• Objective: Extract the lines from the start through the line that holds "var errB = categories.map(function", both included, omitting all images.
— begin Provided records —
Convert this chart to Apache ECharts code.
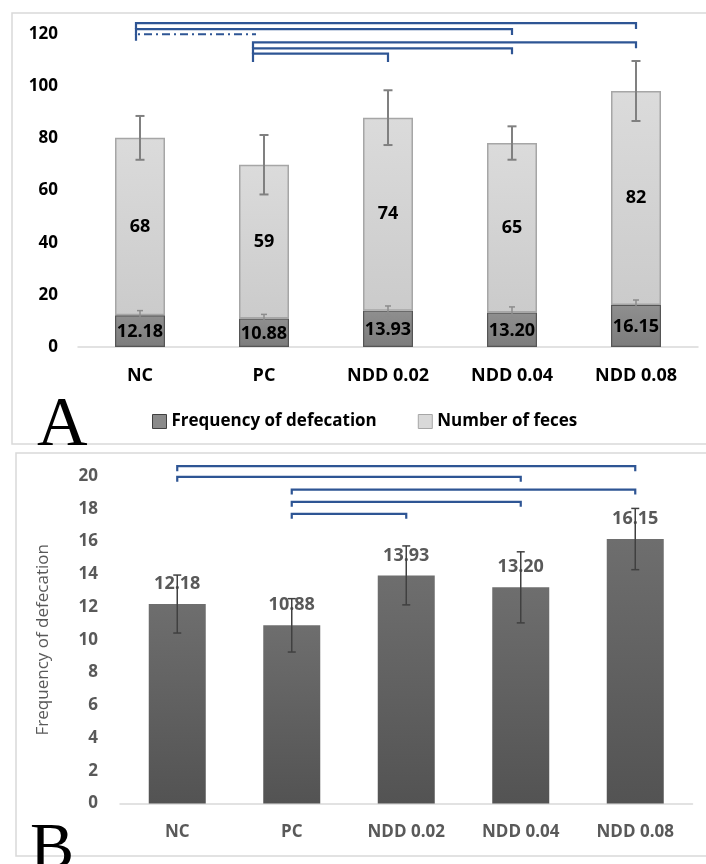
<!DOCTYPE html>
<html>
<head>
<meta charset="utf-8">
<script src="https://cdn.jsdelivr.net/npm/echarts@6/dist/echarts.min.js"></script>
<style>
html,body{margin:0;padding:0;background:#fff;}
#chart{width:706px;height:864px;}
</style>
</head>
<body>
<div id="chart"></div>
<script>
// ---- data ----
var categories = ['NC', 'PC', 'NDD 0.02', 'NDD 0.04', 'NDD 0.08'];
var freqValues = [12.18, 10.88, 13.93, 13.20, 16.15];
var freqErrors = [1.77, 1.63, 1.80, 2.17, 1.87];
var fecesValues = [68, 59, 74, 65, 82];
var fecesErrors = [8.4, 11.4, 10.5, 6.4, 11.5];
var yTicksA = [0, 20, 40, 60, 80, 100, 120];
var yTicksB = [0, 2, 4, 6, 8, 10, 12, 14, 16, 18, 20];
// significance brackets: [fromIndex, toIndex], level in axis units
var bracketPairsA = [[0, 4], [0, 3], [0, 1], [1, 4], [1, 3], [1, 2]];
var bracketLevelsA = [124.2, 121.9, 119.9, 116.8, 114.5, 112.5];
var bracketDashedA = [false, false, true, false, false, false];
var bracketPairsB = [[0, 4], [0, 3], [1, 4], [1, 3], [1, 2]];
var bracketLevelsB = [20.6, 19.95, 19.17, 18.42, 17.69];

// ---- build ----
var FONT = "'Open Sans', 'Noto Sans', sans-serif";
var BLUE = '#2e5594';

var totals = freqValues.map(function (v, i) { return v + fecesValues[i]; });
var errTopFeces = categories.map(function (c, i) { return [i, totals[i], fecesErrors[i]]; });
var errTopFreq = categories.map(function (c, i) { return [i, freqValues[i], freqErrors[i]]; });
var errB = categories.map(function (c, i) { return [i, freqValues[i], freqErrors[i]]; });

function errRender(capHalf, color, width) {
  return function (params, api) {
    var x = api.value(0), c = api.value(1), e = api.value(2);
    var t = api.coord([x, c + e]);
    var b = api.coord([x, c - e]);
    var st = { stroke: color, lineWidth: width };
    return {
      type: 'group',
      children: [
        { type: 'line', shape: { x1: t[0], y1: t[1], x2: b[0], y2: b[1] }, style: st },
        { type: 'line', shape: { x1: t[0] - capHalf, y1: t[1], x2: t[0] + capHalf, y2: t[1] }, style: st },
        { type: 'line', shape: { x1: b[0] - capHalf, y1: b[1], x2: b[0] + capHalf, y2: b[1] }, style: st }
      ]
    };
  };
}

function bracketRender(leftOffsets, dropFor) {
  return function (params, api) {
    var i = api.value(0), j = api.value(1), lvl = api.value(2), dashed = api.value(3);
    var p1 = api.coord([i, lvl]);
    var p2 = api.coord([j, lvl]);
    var x1 = p1[0] + (leftOffsets[i] || 0);
    var x2 = p2[0];
    var y = p1[1];
    var drop = dropFor(params.dataIndex, params.dataInsideLength);
    if (dashed) {
      x2 = p2[0] - 8;
      return {
        type: 'group',
        children: [
          { type: 'line', shape: { x1: x1, y1: y, x2: x1, y2: y + 6.5 }, style: { stroke: BLUE, lineWidth: 2.2 } },
          { type: 'line', shape: { x1: x1 + 2, y1: y, x2: x2, y2: y }, style: { stroke: BLUE, lineWidth: 2.2, lineDash: [2, 4, 8, 4] } }
        ]
      };
    }
    return {
      type: 'polyline',
      shape: { points: [[x1, y + drop], [x1, y], [x2, y], [x2, y + drop]] },
      style: { stroke: BLUE, lineWidth: 2.2, fill: null }
    };
  };
}

var bracketDataA = bracketPairsA.map(function (p, k) { return [p[0], p[1], bracketLevelsA[k], bracketDashedA[k] ? 1 : 0]; });
var bracketDataB = bracketPairsB.map(function (p, k) { return [p[0], p[1], bracketLevelsB[k], 0]; });

var chart = echarts.init(document.getElementById('chart'), null, { renderer: 'canvas' });

var option = {
  animation: false,
  backgroundColor: '#ffffff',
  textStyle: { fontFamily: FONT },
  graphic: [
    { type: 'rect', z: 0, shape: { x: 12, y: 13, width: 720, height: 431 }, style: { fill: null, stroke: '#d9d9d9', lineWidth: 1.5 } },
    { type: 'rect', z: 0, shape: { x: 16, y: 453, width: 720, height: 403 }, style: { fill: null, stroke: '#d9d9d9', lineWidth: 1.5 } },
    { type: 'text', z: 100, x: 37, y: 427, style: { text: 'A', font: "70px 'Liberation Serif', 'DejaVu Serif', serif", fill: '#000', verticalAlign: 'middle', align: 'left' } },
    { type: 'text', z: 100, x: 30, y: 851, style: { text: 'B', font: "66px 'Liberation Serif', 'DejaVu Serif', serif", fill: '#000', verticalAlign: 'middle', align: 'left' } }
  ],
  legend: {
    left: 147,
    top: 408,
    itemWidth: 14,
    itemHeight: 14,
    itemGap: 41,
    icon: 'rect',
    textStyle: { fontFamily: FONT, fontSize: 17, fontWeight: 'bold', color: '#000' },
    data: [
      { name: 'Frequency of defecation', itemStyle: { color: '#8a8a8a', borderColor: '#404040', borderWidth: 1 } },
      { name: 'Number of feces', itemStyle: { color: '#d9d9d9', borderColor: '#a6a6a6', borderWidth: 1 } }
    ]
  },
  grid: [
    { left: 78, top: 34, width: 620, height: 313 },
    { left: 120, top: 476, width: 572.5, height: 327.5 }
  ],
  xAxis: [
    {
      gridIndex: 0, type: 'category', data: categories,
      axisLine: { lineStyle: { color: '#d9d9d9', width: 1.5 } },
      axisTick: { show: false },
      axisLabel: { margin: 20, fontFamily: FONT, fontSize: 18, fontWeight: 'bold', color: '#000' }
    },
    {
      gridIndex: 1, type: 'category', data: categories,
      axisLine: { lineStyle: { color: '#d9d9d9', width: 1.5 } },
      axisTick: { show: false },
      axisLabel: { margin: 20, fontFamily: FONT, fontSize: 17, fontWeight: 'bold', color: '#595959' }
    }
  ],
  yAxis: [
    {
      gridIndex: 0, type: 'value', min: yTicksA[0], max: yTicksA[yTicksA.length - 1], interval: yTicksA[1] - yTicksA[0],
      axisLine: { show: false }, axisTick: { show: false }, splitLine: { show: false },
      axisLabel: { margin: 20, fontFamily: FONT, fontSize: 17, fontWeight: 'bold', color: '#000' }
    },
    {
      gridIndex: 1, type: 'value', min: yTicksB[0], max: yTicksB[yTicksB.length - 1], interval: yTicksB[1] - yTicksB[0],
      axisLine: { show: false }, axisTick: { show: false }, splitLine: { show: false },
      name: 'Frequency of defecation', nameLocation: 'middle', nameGap: 68, nameRotate: 90,
      nameTextStyle: { fontFamily: FONT, fontSize: 17, color: '#595959' },
      axisLabel: { margin: 22, fontFamily: FONT, fontSize: 17, fontWeight: 'bold', color: '#595959' }
    }
  ],
  series: [
    {
      name: 'Frequency of defecation', type: 'bar', stack: 'a', xAxisIndex: 0, yAxisIndex: 0,
      barWidth: 50, data: freqValues,
      itemStyle: {
        color: new echarts.graphic.LinearGradient(0, 0, 0, 1, [{ offset: 0, color: '#8f8f8f' }, { offset: 1, color: '#7c7c7c' }]),
        borderColor: '#555555', borderWidth: 1.2
      },
      label: {
        show: true, position: 'inside', offset: [0, 1],
        formatter: function (p) { return p.value.toFixed(2); },
        fontFamily: FONT, fontSize: 18, fontWeight: 'bold', color: '#000'
      }
    },
    {
      name: 'Number of feces', type: 'bar', stack: 'a', xAxisIndex: 0, yAxisIndex: 0,
      barWidth: 50, data: fecesValues,
      itemStyle: {
        color: new echarts.graphic.LinearGradient(0, 0, 0, 1, [{ offset: 0, color: '#dbdbdb' }, { offset: 1, color: '#cbcbcb' }]),
        borderColor: '#a6a6a6', borderWidth: 1.5
      },
      label: { show: true, position: 'inside', fontFamily: FONT, fontSize: 18, fontWeight: 'bold', color: '#000' }
    },
    {
      type: 'custom', xAxisIndex: 0, yAxisIndex: 0, z: 10, clip: false, silent: true,
      renderItem: errRender(4.5, '#808080', 2), data: errTopFeces
    },
    {
      type: 'custom', xAxisIndex: 0, yAxisIndex: 0, z: 10, clip: false, silent: true,
      renderItem: errRender(3, '#8c8c8c', 1.5), data: errTopFreq
    },
    {
      type: 'custom', xAxisIndex: 0, yAxisIndex: 0, z: 20, clip: false, silent: true,
      encode: { x: 0, y: 2 },
      renderItem: bracketRender({ 0: -4, 1: -11 }, function (k, n) { return k === n - 1 ? 8.5 : 6; }),
      data: bracketDataA
    },
    {
      name: 'FreqB', type: 'bar', xAxisIndex: 1, yAxisIndex: 1,
      barWidth: 57, data: freqValues,
      itemStyle: {
        color: new echarts.graphic.LinearGradient(0, 0, 0, 1, [{ offset: 0, color: '#6e6e6e' }, { offset: 1, color: '#535353' }])
      },
      label: {
        show: true, position: 'top', distance: 11,
        formatter: function (p) { return p.value.toFixed(2); },
        fontFamily: FONT, fontSize: 18, fontWeight: 'bold', color: '#595959'
      }
    },
    {
      type: 'custom', xAxisIndex: 1, yAxisIndex: 1, z: 10, clip: false, silent: true,
      renderItem: errRender(4, '#404040', 1.5), data: errB
    },
    {
      type: 'custom', xAxisIndex: 1, yAxisIndex: 1, z: 20, clip: false, silent: true,
      encode: { x: 0, y: 2 },
      renderItem: bracketRender({}, function () { return 5; }),
      data: bracketDataB
    }
  ]
};
chart.setOption(option);
</script>
</body>
</html>
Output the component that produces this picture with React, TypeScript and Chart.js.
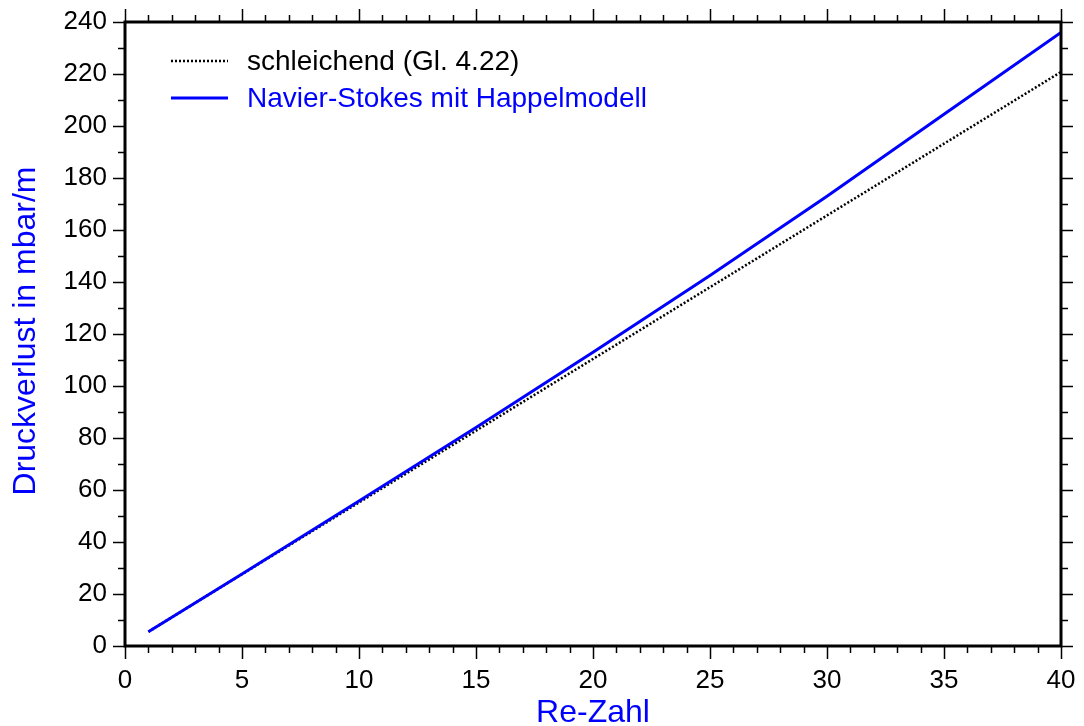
import React, { useEffect, useRef } from "react";
import { Chart, registerables } from "chart.js";

Chart.register(...registerables);

const reValues = [1, 5, 10, 15, 20, 25, 30, 35, 40];
const schleichend = [5.5, 27.6, 55.2, 82.8, 110.4, 138, 165.6, 193.2, 220.8];
const happel = [5.5, 27.7, 55.8, 84, 113, 142.5, 173, 204.5, 236];
const seriesLabels = ["schleichend (Gl. 4.22)", "Navier-Stokes mit Happelmodell"];
const xTitle = "Re-Zahl";
const yTitle = "Druckverlust in mbar/m";

const FONT = "'Liberation Sans', Arial, Helvetica, sans-serif";

const decorPlugin = {
  id: "decor",
  afterDraw(chart: any) {
    const ctx = chart.ctx as CanvasRenderingContext2D;
    const area = chart.chartArea;
    const xs = chart.scales.x;
    const ys = chart.scales.y;
    ctx.save();
    ctx.strokeStyle = "#000";
    ctx.lineWidth = 1.5;
    for (let v = 0; v <= 40; v += 1) {
      const px = Math.round(xs.getPixelForValue(v)) + 0.5;
      const len = v % 5 === 0 ? 13 : 7;
      ctx.beginPath();
      ctx.moveTo(px, area.bottom);
      ctx.lineTo(px, area.bottom + len);
      ctx.moveTo(px, area.top);
      ctx.lineTo(px, area.top - len);
      ctx.stroke();
    }
    for (let v = 0; v <= 240; v += 10) {
      const py = Math.round(ys.getPixelForValue(v)) + 0.5;
      const len = v % 20 === 0 ? 12 : 7;
      ctx.beginPath();
      ctx.moveTo(area.left, py);
      ctx.lineTo(area.left - len, py);
      ctx.moveTo(area.right, py);
      ctx.lineTo(area.right + len, py);
      ctx.stroke();
    }
    ctx.lineWidth = 3;
    ctx.strokeRect(area.left, area.top, area.right - area.left, area.bottom - area.top);

    const ds = chart.data.datasets;
    const rows = [61, 98];
    ctx.font = `28px ${FONT}`;
    ctx.textBaseline = "middle";
    ctx.textAlign = "left";
    ds.forEach((d: any, i: number) => {
      const y = rows[i];
      ctx.beginPath();
      ctx.strokeStyle = d.borderColor;
      ctx.lineWidth = d.borderWidth;
      ctx.setLineDash(d.borderDash || []);
      ctx.moveTo(171, y);
      ctx.lineTo(228, y);
      ctx.stroke();
      ctx.setLineDash([]);
      ctx.fillStyle = d.labelColor;
      ctx.fillText(d.label, 247, y + 1);
    });

    ctx.fillStyle = "#0000ff";
    ctx.font = `32px ${FONT}`;
    ctx.textAlign = "center";
    ctx.textBaseline = "alphabetic";
    ctx.fillText(xTitle, 593, 722);
    ctx.translate(35, 331);
    ctx.rotate(-Math.PI / 2);
    ctx.fillText(yTitle, 0, 0);
    ctx.restore();
  },
};

export default function App() {
  const ref = useRef<HTMLCanvasElement | null>(null);
  useEffect(() => {
    if (!ref.current) return;
    const chart = new Chart(ref.current, {
      type: "line",
      data: {
        datasets: [
          {
            label: seriesLabels[0],
            data: reValues.map((x, i) => ({ x, y: schleichend[i] })),
            borderColor: "#000000",
            borderWidth: 2.5,
            borderDash: [2, 2],
            pointRadius: 0,
            fill: false,
            order: 2,
            labelColor: "#000000",
          } as any,
          {
            label: seriesLabels[1],
            data: reValues.map((x, i) => ({ x, y: happel[i] })),
            borderColor: "#0000ff",
            borderWidth: 3,
            pointRadius: 0,
            fill: false,
            order: 1,
            labelColor: "#0000ff",
          } as any,
        ],
      },
      options: {
        animation: false,
        responsive: true,
        maintainAspectRatio: false,
        layout: { padding: { top: 22, right: 23, left: 0, bottom: 0 } },
        plugins: { legend: { display: false }, tooltip: { enabled: false } },
        scales: {
          x: {
            type: "linear",
            min: 0,
            max: 40,
            grid: { display: false, drawTicks: false },
            border: { display: false },
            ticks: {
              stepSize: 5,
              padding: 19,
              color: "#000",
              font: { family: FONT, size: 26 },
              maxRotation: 0,
            },
            afterFit: (s: any) => {
              s.height = 80;
              s.paddingLeft = 0;
              s.paddingRight = 0;
            },
          },
          y: {
            type: "linear",
            min: 0,
            max: 240,
            grid: { display: false, drawTicks: false },
            border: { display: false },
            ticks: {
              stepSize: 20,
              padding: 18,
              color: "#000",
              font: { family: FONT, size: 26 },
            },
            afterFit: (s: any) => {
              s.width = 125;
              s.paddingTop = 0;
              s.paddingBottom = 0;
            },
          },
        },
      },
      plugins: [decorPlugin],
    });
    return () => chart.destroy();
  }, []);
  return (
    <div style={{ position: "absolute", left: 0, top: 0, width: 1084, height: 726, background: "#fff" }}>
      <canvas ref={ref} />
    </div>
  );
}
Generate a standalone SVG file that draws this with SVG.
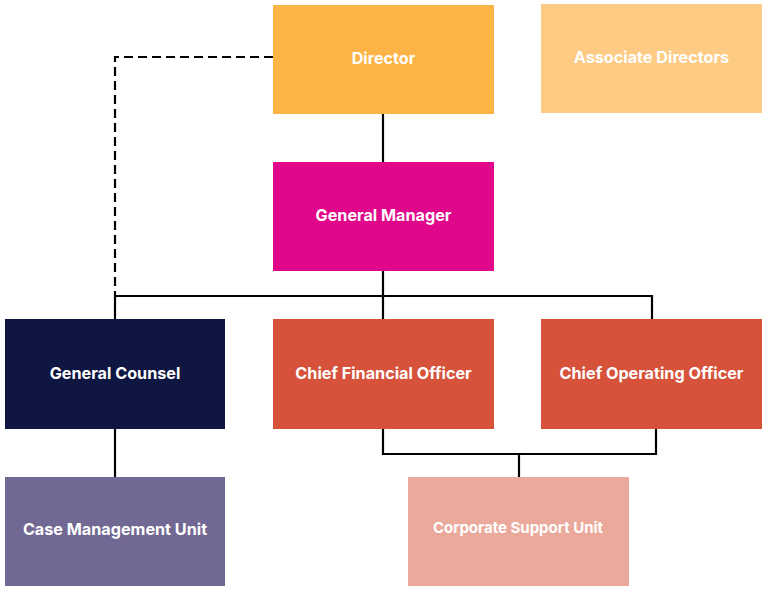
— end Provided records —
• Final result:
Convert this chart to Apache ECharts code.
<!DOCTYPE html>
<html>
<head>
<meta charset="utf-8">
<script src="https://cdn.jsdelivr.net/npm/echarts@6/dist/echarts.min.js"></script>
<style>
html,body{margin:0;padding:0;background:#fff;}
#chart{width:706px;height:864px;}
</style>
</head>
<body>
<div id="chart"></div>
<script>
// ---- data ----
var categories = ['NC', 'PC', 'NDD 0.02', 'NDD 0.04', 'NDD 0.08'];
var freqValues = [12.18, 10.88, 13.93, 13.20, 16.15];
var freqErrors = [1.77, 1.63, 1.80, 2.17, 1.87];
var fecesValues = [68, 59, 74, 65, 82];
var fecesErrors = [8.4, 11.4, 10.5, 6.4, 11.5];
var yTicksA = [0, 20, 40, 60, 80, 100, 120];
var yTicksB = [0, 2, 4, 6, 8, 10, 12, 14, 16, 18, 20];
// significance brackets: [fromIndex, toIndex], level in axis units
var bracketPairsA = [[0, 4], [0, 3], [0, 1], [1, 4], [1, 3], [1, 2]];
var bracketLevelsA = [124.2, 121.9, 119.9, 116.8, 114.5, 112.5];
var bracketDashedA = [false, false, true, false, false, false];
var bracketPairsB = [[0, 4], [0, 3], [1, 4], [1, 3], [1, 2]];
var bracketLevelsB = [20.6, 19.95, 19.17, 18.42, 17.69];

// ---- build ----
var FONT = "'Open Sans', 'Noto Sans', sans-serif";
var BLUE = '#2e5594';

var totals = freqValues.map(function (v, i) { return v + fecesValues[i]; });
var errTopFeces = categories.map(function (c, i) { return [i, totals[i], fecesErrors[i]]; });
var errTopFreq = categories.map(function (c, i) { return [i, freqValues[i], freqErrors[i]]; });
var errB = categories.map(function (c, i) { return [i, freqValues[i], freqErrors[i]]; });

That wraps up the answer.